Détectées en 2016 aux États-Unis

Ces pollutions ont commencé à être connues aux États-Unis en 2016. "Avec la série de procès et aussi le film 'Dark Waters' de Todd Haynes. En Europe, c’était silence radio jusqu’à récemment. C’est vrai qu’il y a un retard à l’allumage assez formidable des autorités", raconte François Veillerette.

L’Europe se réveille. Cinq états membres ont proposé à la Commission d’interdire tous les PFAS, dans toute l’Union. Les tractations pourraient encore durer deux ans. En France, l’État a annoncé un plan d’actions en janvier : il promet des contrôles renforcés et de nouvelles normes, en s’appuyant sur l’Anses, dont la crédibilité est débattue.
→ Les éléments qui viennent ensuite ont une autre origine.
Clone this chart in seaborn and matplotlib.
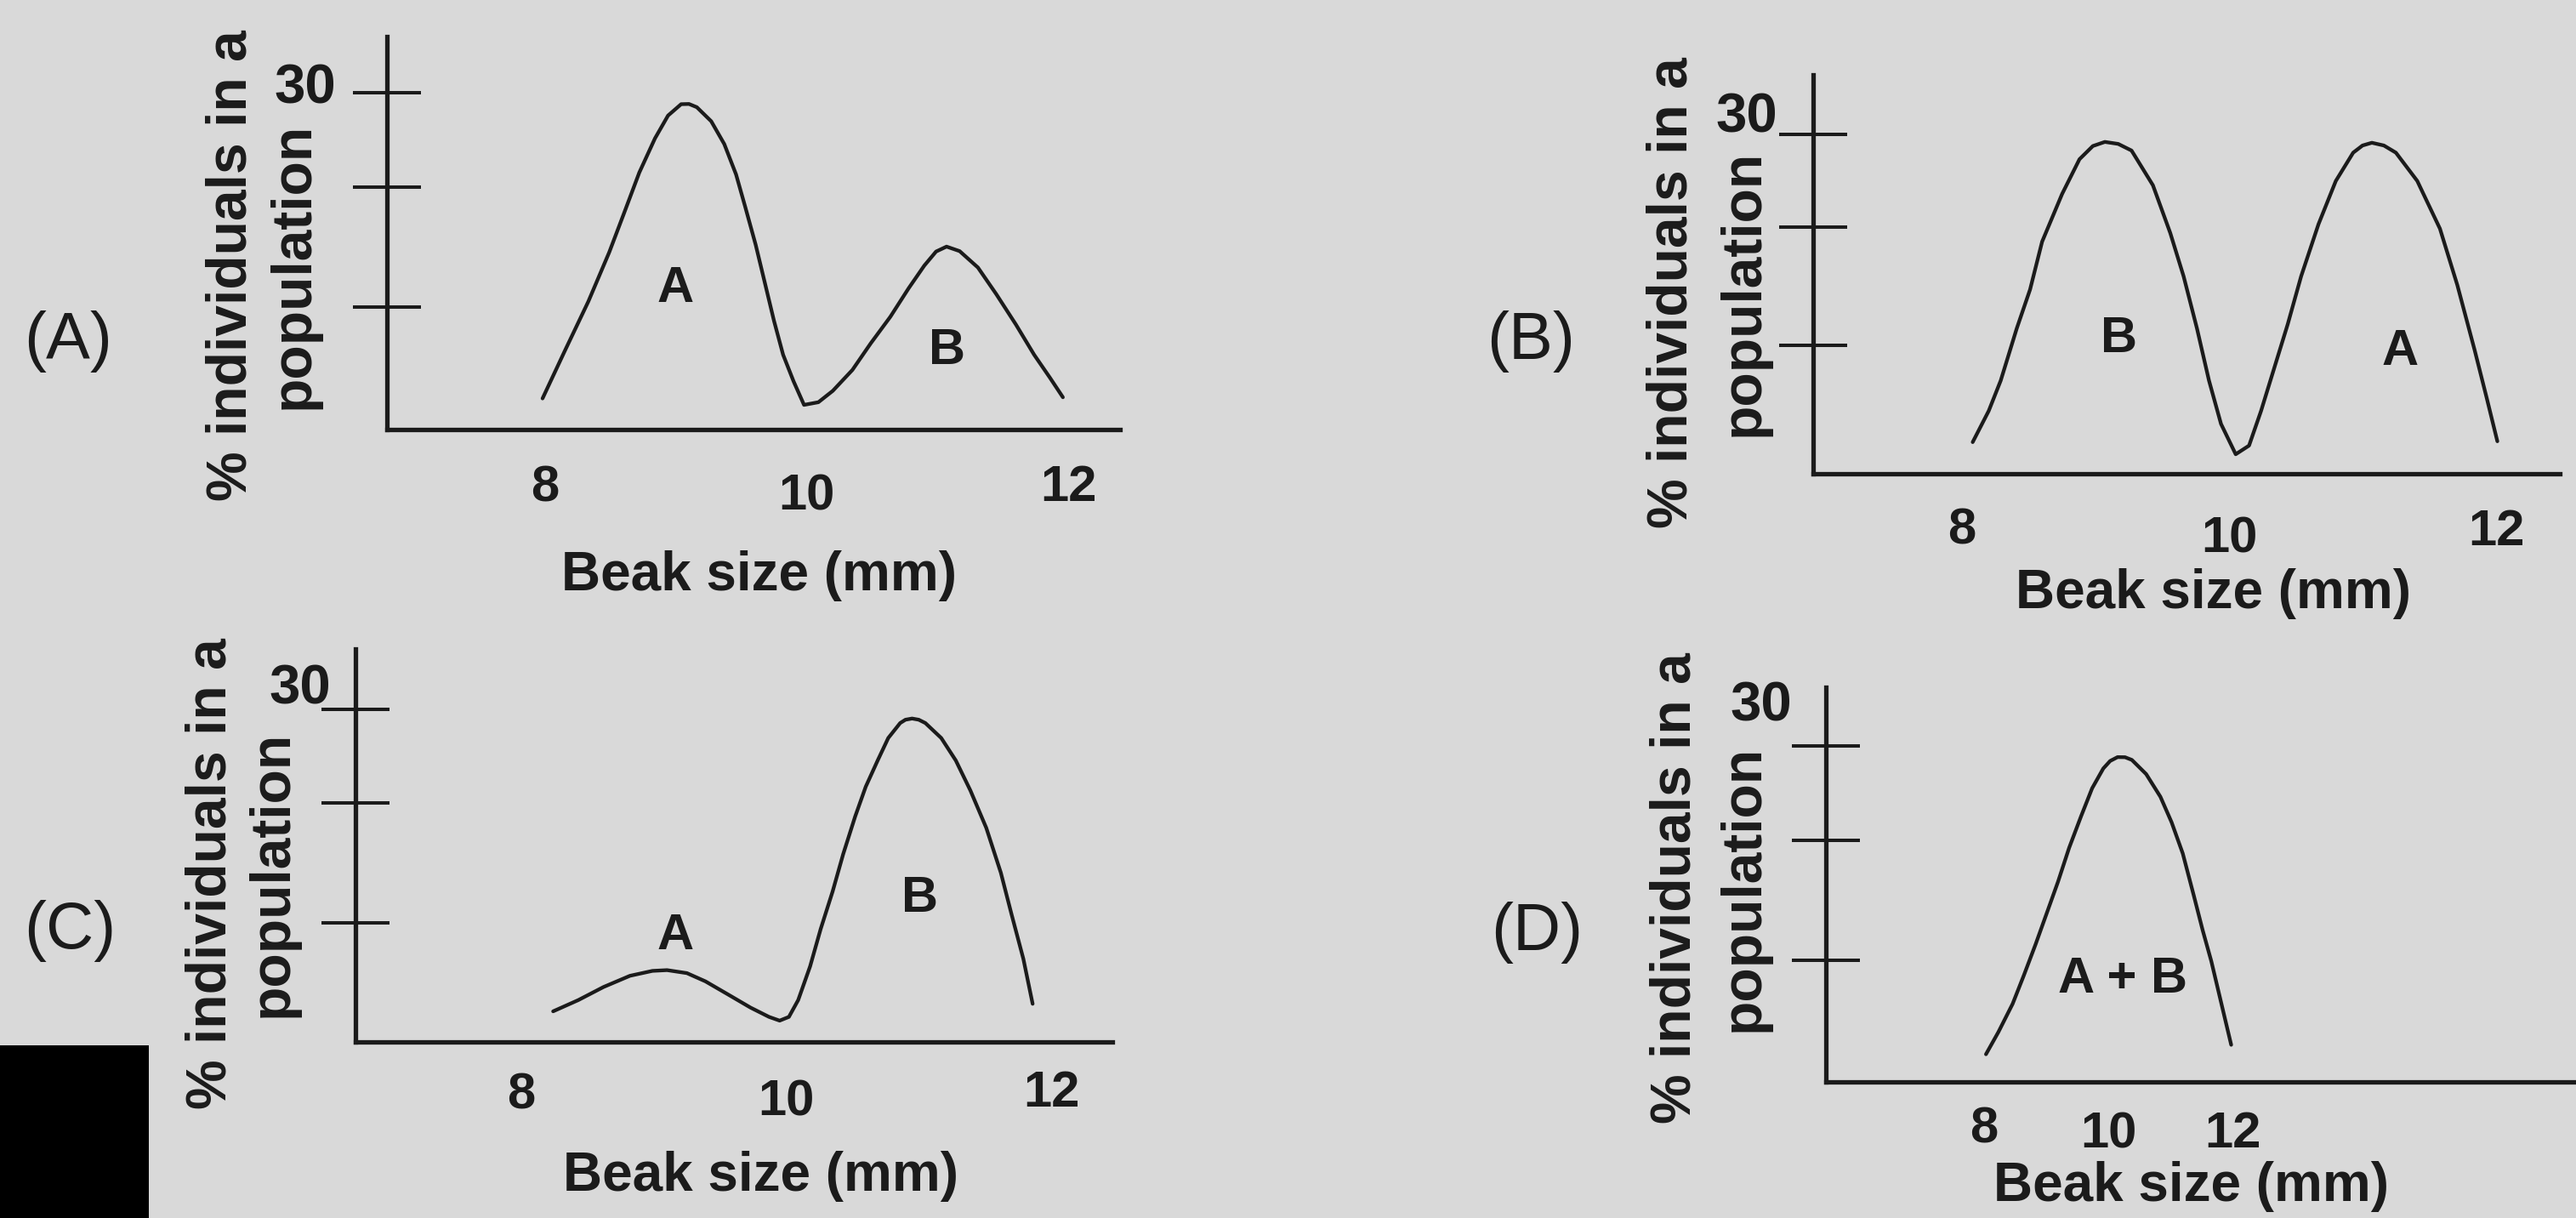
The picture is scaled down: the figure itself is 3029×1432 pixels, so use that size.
import matplotlib
matplotlib.use("Agg")
import matplotlib.pyplot as plt
import matplotlib.transforms as mtransforms
from matplotlib.patches import Rectangle
import seaborn as sns

# ---------------- data ----------------
# Panel (A): large peak A near 9 mm, smaller peak B near 11 mm
a_beak = [7.98, 8.15, 8.33, 8.49, 8.60, 8.72, 8.84, 8.94, 9.04, 9.10, 9.16, 9.27, 9.37,
          9.46, 9.53, 9.61, 9.68, 9.75, 9.82, 9.90, 9.98, 10.09, 10.20, 10.35, 10.49,
          10.64, 10.78, 10.90, 10.99, 11.07, 11.17, 11.31, 11.45, 11.60, 11.74, 11.86, 11.96]
a_pct = [1.47, 5.90, 10.51, 15.11, 18.65, 22.55, 25.74, 27.87, 28.93, 28.95, 28.65, 27.34, 25.21,
         22.38, 19.36, 15.82, 12.28, 8.73, 5.55, 3.07, 0.87, 1.12, 2.18, 4.13, 6.61,
         9.09, 11.75, 13.87, 15.18, 15.64, 15.22, 13.69, 11.21, 8.38, 5.55, 3.42, 1.58]

# Panel (B): two equal peaks, B near 9 mm and A near 11 mm
b_beak = [8.08, 8.20, 8.29, 8.41, 8.51, 8.60, 8.75, 8.88, 8.98, 9.07, 9.17, 9.27, 9.43, 9.56, 9.66,
          9.76, 9.85, 9.94, 10.05, 10.15, 10.24, 10.34, 10.44, 10.54, 10.67, 10.80, 10.93,
          11.00, 11.07, 11.16, 11.25, 11.41, 11.58, 11.71, 11.84, 11.93, 12.01]
b_pct = [0.82, 3.78, 6.66, 11.60, 15.30, 19.83, 24.36, 27.65, 28.90, 29.29, 29.10, 28.47, 25.18, 20.65,
         16.54, 11.60, 6.66, 2.55, -0.33, 0.49, 3.78, 7.90, 12.01, 16.54, 21.48, 25.59,
         28.27, 28.95, 29.21, 28.95, 28.27, 25.59, 21.06, 15.72, 9.54, 5.02, 0.90]

# Panel (C): small peak A near 9 mm, large peak B near 11 mm
c_beak = [8.24, 8.43, 8.62, 8.82, 8.99, 9.10, 9.25, 9.39, 9.56, 9.73, 9.87, 9.95, 10.02,
          10.09, 10.18, 10.26, 10.35, 10.43, 10.52, 10.60, 10.69, 10.77, 10.86, 10.90, 10.95,
          11.00, 11.05, 11.17, 11.28, 11.39, 11.51, 11.62, 11.70, 11.79, 11.86]
c_pct = [1.75, 2.80, 4.02, 5.07, 5.53, 5.60, 5.32, 4.55, 3.33, 2.10, 1.23, 0.88, 1.23,
         2.80, 5.95, 9.45, 12.95, 16.45, 19.95, 22.74, 25.19, 27.29, 28.69, 29.00, 29.11,
         29.00, 28.69, 27.29, 25.19, 22.39, 18.89, 14.70, 10.85, 6.65, 2.45]

# Panel (D): single peak A + B near 10 mm
d_beak = [8.03, 8.23, 8.46, 8.64, 8.83, 9.01, 9.19, 9.37, 9.56, 9.74, 9.92, 10.03, 10.15,
          10.27, 10.38, 10.61, 10.84, 11.02, 11.20, 11.38, 11.52, 11.66, 11.79, 11.98]
d_pct = [1.23, 3.30, 5.94, 8.59, 11.50, 14.41, 17.32, 20.50, 23.41, 26.05, 27.90, 28.60, 28.96,
         28.95, 28.70, 27.38, 25.26, 22.88, 19.97, 15.99, 12.82, 9.91, 6.74, 2.11]

x_ticks = [8, 10, 12]
x_tick_labels = ["8", "10", "12"]
y_ticks = [10, 21.2, 30]          # hand-drawn tick marks as they sit in the picture
y_top_label = "30"
x_title = "Beak size (mm)"
y_title_1 = "% individuals in a"
y_title_2 = "population"
panel_names = ["(A)", "(B)", "(C)", "(D)"]
curve_names = [["A", "B"], ["B", "A"], ["A", "B"], ["A + B"]]

# ---------------- style ----------------
W, H = 3029, 1432
BG = "#d9d9d9"
INK = "#1b1b1b"
sns.set_theme(style="white")
plt.rcParams["font.family"] = ["Liberation Sans", "DejaVu Sans"]

fig = plt.figure(figsize=(W / 100, H / 100), dpi=100, facecolor=BG)


def fx(px):
    return px / W


def fy(py):
    return 1 - py / H


def put(s, x, y, size, weight="bold", rot=0, ha="center"):
    fig.text(fx(x), fy(y), s, ha=ha, va="baseline", fontsize=size, fontweight=weight,
             color=INK, rotation=rot, rotation_mode="anchor")


# layout of each panel (pixel boxes, limits, text anchors)
panels = [
    dict(x=a_beak, y=a_pct, box=(455, 43, 1317, 505), xlim=(6.790, 12.397), ylim=(-1.43, 35.24),
         name=(80, 422), yl=(290, 363, 312), y30=(359, 122), xt=[589, 600, 589],
         xtitle=(893, 694), labels=[(794, 355), (1113, 428)]),
    dict(x=b_beak, y=b_pct, box=(2132, 88, 3010, 557), xlim=(6.885, 12.478), ylim=(-2.18, 35.65),
         name=(1800, 422), yl=(1983, 2068, 344), y30=(2054, 155), xt=[639, 649, 641],
         xtitle=(2603, 715), labels=[(2492, 414), (2822, 429)]),
    dict(x=c_beak, y=c_pct, box=(418, 763, 1308, 1225), xlim=(6.748, 12.462), ylim=(-1.11, 35.61),
         name=(82, 1115), yl=(265, 338, 1027), y30=(353, 827), xt=[1303, 1312, 1301],
         xtitle=(895, 1400), labels=[(794, 1116), (1082, 1072)]),
    dict(x=d_beak, y=d_pct, box=(2147, 808, 3029, 1272), xlim=(5.452, 17.534), ylim=(-1.35, 35.48),
         name=(1807, 1117), yl=(1988, 2068, 1044), y30=(2071, 847), xt=[1344, 1349, 1349],
         xtitle=(2577, 1412), labels=[(2496, 1167)]),
]

for i, p in enumerate(panels):
    l, t, r, b = p["box"]
    ax = fig.add_axes([fx(l), fy(b), (r - l) / W, (b - t) / H])
    ax.set_facecolor("none")
    sns.lineplot(x=p["x"], y=p["y"], ax=ax, color=INK, linewidth=3.1,
                 estimator=None, sort=False, solid_joinstyle="round",
                 solid_capstyle="round")
    ax.set_xlim(*p["xlim"])
    ax.set_ylim(*p["ylim"])
    ax.set_xlabel("")
    ax.set_ylabel("")
    ax.set_xticks([])
    ax.set_yticks(y_ticks)
    ax.tick_params(axis="y", which="major", left=True, right=False, direction="inout",
                   length=57, width=2.9, color=INK, labelleft=False)
    for side in ("top", "right"):
        ax.spines[side].set_visible(False)
    for side in ("left", "bottom"):
        ax.spines[side].set_visible(True)
        ax.spines[side].set_linewidth(3.8)
        ax.spines[side].set_color(INK)

    # x tick labels placed at their data positions
    blend = mtransforms.blended_transform_factory(ax.transData, fig.transFigure)
    for xv, lab, yb in zip(x_ticks, x_tick_labels, p["xt"]):
        ax.text(xv, fy(yb), lab, transform=blend, ha="center", va="baseline",
                fontsize=43, fontweight="bold", color=INK, clip_on=False)

    # top y label
    put(y_top_label, p["y30"][0], p["y30"][1], 47)
    # axis titles
    put(x_title, p["xtitle"][0], p["xtitle"][1], 46)
    put(y_title_1, p["yl"][0], p["yl"][2], 47.5, rot=90)
    put(y_title_2, p["yl"][1], p["yl"][2], 47.5, rot=90)
    # panel name
    put(panel_names[i], p["name"][0], p["name"][1], 56, weight="normal")
    # curve letters
    for s, (lx, ly) in zip(curve_names[i], p["labels"]):
        put(s, lx, ly, 43)

# scanner's black corner block
fig.add_artist(Rectangle((0, 0), 175 / W, (H - 1229) / H, transform=fig.transFigure,
                         facecolor="black", edgecolor="none"))

fig.savefig("out.png", dpi=100, facecolor=BG)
Notre seule expertise sur les PFAS dans l’eau date de 2010. On n’a pas encore commencé, mais l'Anses sera très mobilisée.

Anses

à France 3 Picardie

Du côté de l'ARS de la région, des analyses seront programmées dans les Hauts-de-France. Elle planche déjà sur le sujet et étudie quels secteurs sont à privilégier. Pendant ce temps, les PFAS continuent d’être manipulés dans de très nombreux secteurs industriels.
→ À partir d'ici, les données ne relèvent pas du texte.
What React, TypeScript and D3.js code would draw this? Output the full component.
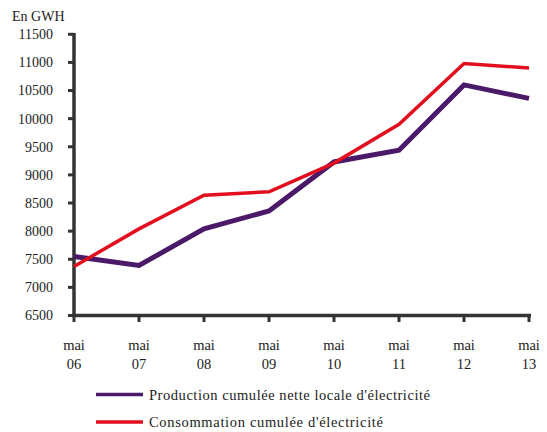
import React from "react";
import * as d3 from "d3";

const categories = ["06", "07", "08", "09", "10", "11", "12", "13"];
const production = [7550, 7390, 8040, 8360, 9230, 9440, 10600, 10360];
const consommation = [7370, 8040, 8640, 8700, 9210, 9900, 10980, 10900];
const yTicks = [6500, 7000, 7500, 8000, 8500, 9000, 9500, 10000, 10500, 11000, 11500];
const seriesNames = ["Production cumulée nette locale d'électricité", "Consommation cumulée d'électricité"];

const W = 547;
const H = 432;
const FONT = "'Liberation Serif', 'DejaVu Serif', serif";

export default function App() {
  const x = d3.scalePoint<string>().domain(categories).range([74, 529]);
  const y = d3.scaleLinear().domain([6500, 11500]).range([315.5, 34.3]);
  const line = d3
    .line<number>()
    .x((_, i) => x(categories[i]) as number)
    .y((d) => y(d));
  const axisColor = "#333333";
  const purple = "#4a1a68";
  const red = "#e2101f";

  return (
    <svg
      width={W}
      height={H}
      style={{ position: "absolute", left: 0, top: 0, background: "#fff" }}
      fontFamily={FONT}
    >
      <text x={12} y={21} fontSize={14} fill="#222">En GWH</text>
      {yTicks.map((t) => (
        <g key={t}>
          <line x1={68} x2={74} y1={y(t)} y2={y(t)} stroke={axisColor} strokeWidth={3} />
          <text x={53} y={y(t)} dy="0.35em" textAnchor="end" fontSize={14} fill="#222">
            {t}
          </text>
        </g>
      ))}
      {categories.map((c) => (
        <g key={c}>
          <line x1={x(c)} x2={x(c)} y1={315.5} y2={322} stroke={axisColor} strokeWidth={3} />
          <text x={x(c)} y={345} dy="0.35em" textAnchor="middle" fontSize={14.5} fill="#222">mai</text>
          <text x={x(c)} y={364} dy="0.35em" textAnchor="middle" fontSize={14.5} fill="#222">{c}</text>
        </g>
      ))}
      <line x1={74} x2={74} y1={33} y2={317} stroke={axisColor} strokeWidth={3.5} />
      <line x1={72.5} x2={531} y1={315.5} y2={315.5} stroke={axisColor} strokeWidth={3.5} />
      <path d={line(production) || ""} fill="none" stroke={purple} strokeWidth={5} strokeLinejoin="miter" />
      <path d={line(consommation) || ""} fill="none" stroke={red} strokeWidth={3.5} strokeLinejoin="miter" />
      <line x1={96} x2={143} y1={394.5} y2={394.5} stroke={purple} strokeWidth={3.5} />
      <text x={149} y={394.5} dy="0.35em" fontSize={14.5} fill="#222" textLength={281} lengthAdjust="spacing">{seriesNames[0]}</text>
      <line x1={96} x2={143} y1={422} y2={422} stroke={red} strokeWidth={3.5} />
      <text x={149} y={422} dy="0.35em" fontSize={14.5} fill="#222" textLength={234} lengthAdjust="spacing">{seriesNames[1]}</text>
    </svg>
  );
}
Pour cause, ces particules sont résistantes à l’eau, la poussière, la chaleur, la graisse… C’est pour cela que les industriels les utilisent. Elles peuvent fabriquer des objets du quotidien comme des vêtements imperméables, des poêles antiadhésives ou bien des emballages alimentaires.

Des substances nécessaires pour les industries

Dans les Hauts-de-France, Le Monde a repéré trois sites qui utilisent ou ont utilisé des PFAS : dans la Somme, le Pas-de-Calais, mais surtout dans l'Oise, l’un des 5 "épicentres" français de la pollution. Là où les PFAS elles-mêmes sont fabriquées.
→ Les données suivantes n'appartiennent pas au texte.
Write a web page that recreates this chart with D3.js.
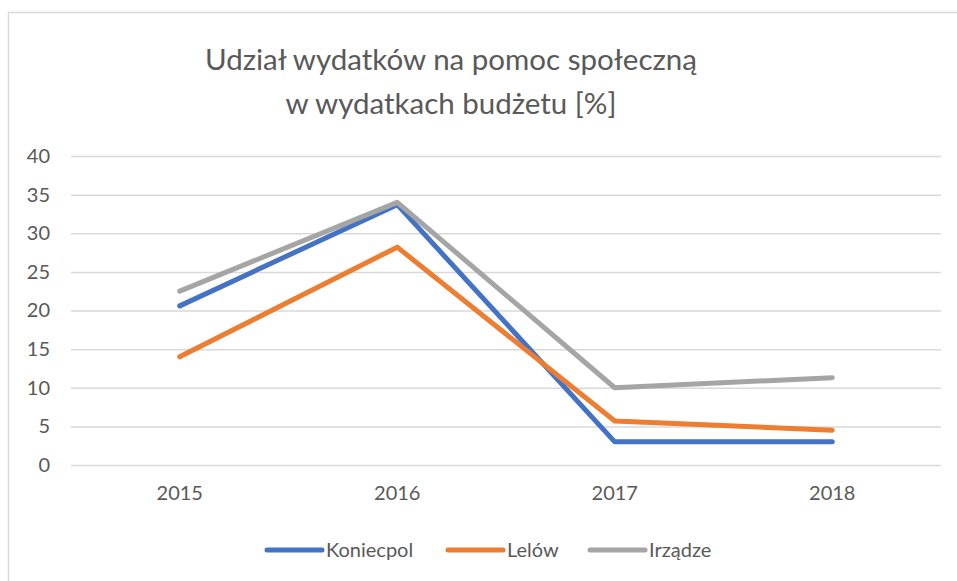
<!DOCTYPE html>
<html>
<head>
<meta charset="utf-8">
<script src="https://cdn.jsdelivr.net/npm/d3@7"></script>
<style>
  body { margin: 0; background: #fff; }
  svg { display: block; font-family: Lato, "Open Sans", sans-serif; }
</style>
</head>
<body>
<svg id="chart" width="957" height="581"></svg>
<script>
// data
var years = ["2015", "2016", "2017", "2018"];
var seriesNames = ["Koniecpol", "Lelów", "Irządze"];
var koniecpol = [20.6, 33.7, 3.0, 3.0];
var lelow = [14.0, 28.2, 5.7, 4.5];
var irzadze = [22.5, 34.0, 10.0, 11.3];
var yTicks = [0, 5, 10, 15, 20, 25, 30, 35, 40];
var colors = ["#4472C4", "#ED7D31", "#A5A5A5"];

var series = [koniecpol, lelow, irzadze].map(function(v, i) {
  return { name: seriesNames[i], color: colors[i], values: v };
});

var svg = d3.select("#chart");
var textColor = "#595959";

// outer chart frame (right/bottom edge outside the picture)
svg.append("rect")
  .attr("x", 8.5).attr("y", 12.5)
  .attr("width", 1000).attr("height", 1000)
  .attr("fill", "none")
  .attr("stroke", "#d9d9d9")
  .attr("stroke-width", 1.5);

var margin = { left: 71, right: 16, top: 156, bottom: 116 };
var width = 957 - margin.left - margin.right;
var height = 581 - margin.top - margin.bottom;

var x = d3.scaleBand().domain(years).range([0, width]);
var y = d3.scaleLinear().domain([0, 40]).range([height, 0]);

var g = svg.append("g")
  .attr("transform", "translate(" + margin.left + "," + margin.top + ")");

// gridlines
g.append("g")
  .call(d3.axisLeft(y).tickValues(yTicks).tickSize(-width).tickFormat(""))
  .call(function(a) {
    a.select(".domain").remove();
    a.selectAll("line").attr("stroke", "#d9d9d9").attr("stroke-width", 1.5);
  });

// y labels
g.append("g")
  .call(d3.axisLeft(y).tickValues(yTicks).tickSize(0).tickPadding(21))
  .call(function(a) {
    a.select(".domain").remove();
    a.selectAll("text")
      .attr("fill", textColor)
      .style("font-size", "20px")
      .style("font-family", "Lato, 'Open Sans', sans-serif");
  });

// x labels
g.append("g")
  .attr("transform", "translate(0," + height + ")")
  .call(d3.axisBottom(x).tickSize(0).tickPadding(21))
  .call(function(a) {
    a.select(".domain").remove();
    a.selectAll("text")
      .attr("fill", textColor)
      .style("font-size", "20px")
      .style("font-family", "Lato, 'Open Sans', sans-serif");
  });

var line = d3.line()
  .x(function(d, i) { return x(years[i]) + x.bandwidth() / 2; })
  .y(function(d) { return y(d); });

g.selectAll(".series")
  .data(series)
  .enter().append("path")
  .attr("class", "series")
  .attr("d", function(d) { return line(d.values); })
  .attr("fill", "none")
  .attr("stroke", function(d) { return d.color; })
  .attr("stroke-width", 5)
  .attr("stroke-linecap", "round")
  .attr("stroke-linejoin", "round");

// title
var titleLines = ["Udział wydatków na pomoc społeczną", "w wydatkach budżetu [%]"];
var title = svg.append("text")
  .attr("text-anchor", "middle")
  .attr("fill", textColor)
  .style("font-size", "34px");
title.selectAll("tspan")
  .data(titleLines)
  .enter().append("tspan")
  .attr("x", 451)
  .attr("y", function(d, i) { return 70 + i * 44; })
  .text(function(d) { return d; });
// fit the first line to the width seen in the picture
var w0 = title.select("tspan").node().getComputedTextLength();
title.style("font-size", (34 * 492 / w0).toFixed(1) + "px");

// legend
var legendX = [267, 448, 590];
var legend = svg.selectAll(".legend")
  .data(series)
  .enter().append("g")
  .attr("class", "legend")
  .attr("transform", function(d, i) { return "translate(" + legendX[i] + ",550)"; });
legend.append("line")
  .attr("x1", 0).attr("x2", 55)
  .attr("stroke", function(d) { return d.color; })
  .attr("stroke-width", 5)
  .attr("stroke-linecap", "round");
legend.append("text")
  .attr("x", 59)
  .attr("dy", "0.35em")
  .attr("fill", textColor)
  .style("font-size", "20px")
  .text(function(d) { return d.name; });
</script>
</body>
</html>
En bordure de l’Oise, au cœur de la plateforme chimique de Villers-Saint-Paul : Chemours. Issue du groupe qui a fait scandale aux États-Unis, l’entreprise cuisine des PFAS pour des fabricants de mousses anti-incendies et bientôt pour la filière hydrogène. La pollution ? C’est du passé, selon l'industriel.

Depuis deux ans, nous avons mis en place des systèmes qui permettent d’abattre 87 % de nos émissions dans l’eau. Dans le futur, une très grande partie de notre projet concerne justement l’empreinte environnementale : on souhaite abattre 99 % de nos émissions fluorées dans l’air et dans l’eau.

Valentina Mauri, directrice des relations institutionnelles de Chemours en Europe

à France 3 Picardie

Le groupe tente de rassurer et refuse que l’Europe interdise ses PFAS. Ses "fluoro-télomères" et "polymères" seraient indispensables à la fabrication de certains produits. "Vous n’avez pas le même niveau de performance avec des produits sans PFAS. La plupart de ces substances sont essentielles, notamment pour des secteurs sur lesquels nous voulons bâtir la future industrie", explique-t-elle. 

"C’est un coup de massue"

Le gouvernement et les élus locaux étaient-ils au courant de ces enjeux, lorsqu’ils fêtaient, en janvier, le projet d’agrandissement de l’usine ? La région s’apprête à verser 800 000 euros de subvention. L'équipe de France 3 Hauts-de-France a sollicité une interview : silence radio. L'agglomération et la mairie de Villers-Saint-Paul, pour leur part, affirment qu'elles n'avaient jamais entendu parler des PFAS.

On se pose tout d’un coup la question. On nous annonçait 100 emplois, 200 millions d’investissements, quelques jours après, vous avez l’enquête du Monde. C’est un coup de massue

 Alexandre Ouizille, premier adjoint au maire de Villers-Saint-Paul dans l’Oise et conseiller à l’agglomération et à la région

à France 3 Picardie

Le plan local d’urbanisme pourrait être utilisé pour stopper le dossier. Mais l’agglomération a d'autres responsabilités : la potabilisation de l'eau et elle envisage de commander ses propres analyses. Mais aussi, via le syndicat mixte SMDO, l'incinération des ordures ménagères de tout le département. Les PFAS brûlés ne sont pas contrôlés, il n'y a pas de réglementation.

"Toutes les eaux de process du SMDO ne s’écoulent pas dans l’Oise, c’est traité en interne. Sur le contact, la population et les agents, je ne peux pas vous répondre… Vous êtes le premier à nous interroger là-dessus", rapporte l'élu, au micro de France 3 Picardie.

Les pouvoirs publics jouent-ils un peu notre santé à pi ou fas ? Sollicitée, la Direction régionale de l’environnement a formellement refusé de nous répondre.